Philip Mazere Senior therefore considered himself something of an aristocrat and was outraged when he learned that Philip, his firstborn, had lost his heart to Charlotte Pool. She was a member of a wild brood that had a run on a slope of the Bogong Mountains, by the wide windy plains of Maneroo where the streams, snow-fed from old Kosciusko, sing their icy way with a music that is meet accompaniment to the poetry of their names.

It was generally felt that Charlotte's father, old Boko Pool, must have been "sent out" to the colonies, and further, that his offence could have been no mere trifle. He was well over six feet tall, with unkempt jet-black hair and beard, and only one eye, which lent a sinister expression to his wild, forbidding appearance. It was further rumoured by Larry Healey of Little River, who enjoyed nothing better than to put about scandal concerning his neighbours, that while transportation might have changed his place of residence, it had not altered his black heart. It was said that he preferred the society of blacks to white men, that he ate snakes and goannas with Aboriginal relish, and that his first child had just escaped being born out of wedlock. Rumour had its way with him unchallenged for he never set foot in his neighbours' houses nor asked them into his. In a day when the very blacks were extended hospitality in the kitchens of the homesteads, this alone would have rendered him conspicuous.

However, as Charlotte grew towards maturity, tall and comely, a brown-skinned, bright-eyed beauty, the opposite sex did not await invitation and, since they constituted the bulk of society, the Pools no longer lacked company. Men of various ages came in droves and, among them by chance one evening came young Philip Mazere, slender of form, blue-eyed, gentle of manner and enamoured of adventure. He came seeking his father's shorthorn bull, a celebrated beast sired by imported stock, which had escaped from Three Rivers and had been tracked as far as Billy-go-Billy up towards the head of the Jenningningahma River. Steering for Gowandale, Philip had gone astray and at dusk fetched up at the Pool homestead where he stayed the night. The next day old Pool and his eldest son, Bert, both intrepid bushmen, enthusiastically entered into the business of helping Philip recover the bull. They were the best-suited of all the Maneroo settlers for the undertaking and it occupied them for ten days, with Pool's Creek as their headquarters.

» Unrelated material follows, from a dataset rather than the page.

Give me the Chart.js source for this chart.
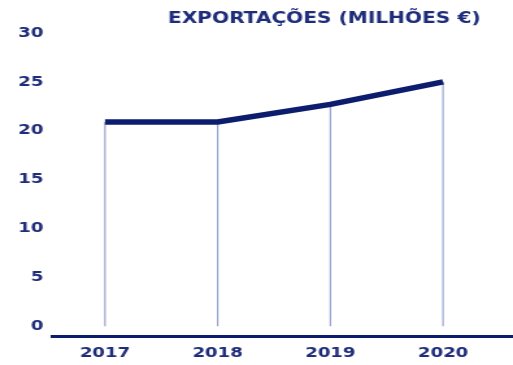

It was inevitable that the shy and untutored Charlotte should be intrigued by this genial young man's correctness, inculcated in a well-regulated home that was modelled on a squire's hall of the old country. He actually carried sleeping attire about with him and a toothbrush, accoutrements derided by the men but which earned him favour with Charlotte, who was astonished by such refinements in a man.

At the age of thirteen, Charlotte had taken charge of a family of six younger brothers and sisters. She had the comfort of her mother, though constantly suffering and virtually bed-ridden, for only two years more, when Mrs Pool was laid to rest, with her two last, prematurely born, near Pool's Creek. After that, Charlotte was without an adviser.

But her courage and ability, far in excess of her years, and astonishing in view of her lack of opportunities, earned her a respect that made the neighbours wonder if Healey's gossip about old Pool wasn't ill-founded. And in those days no young man would have had the strength to visit the sins of the father even on a hangman's daughter, had she youth and comely form. So it was that Pool's alleged past was let drop by the next generation.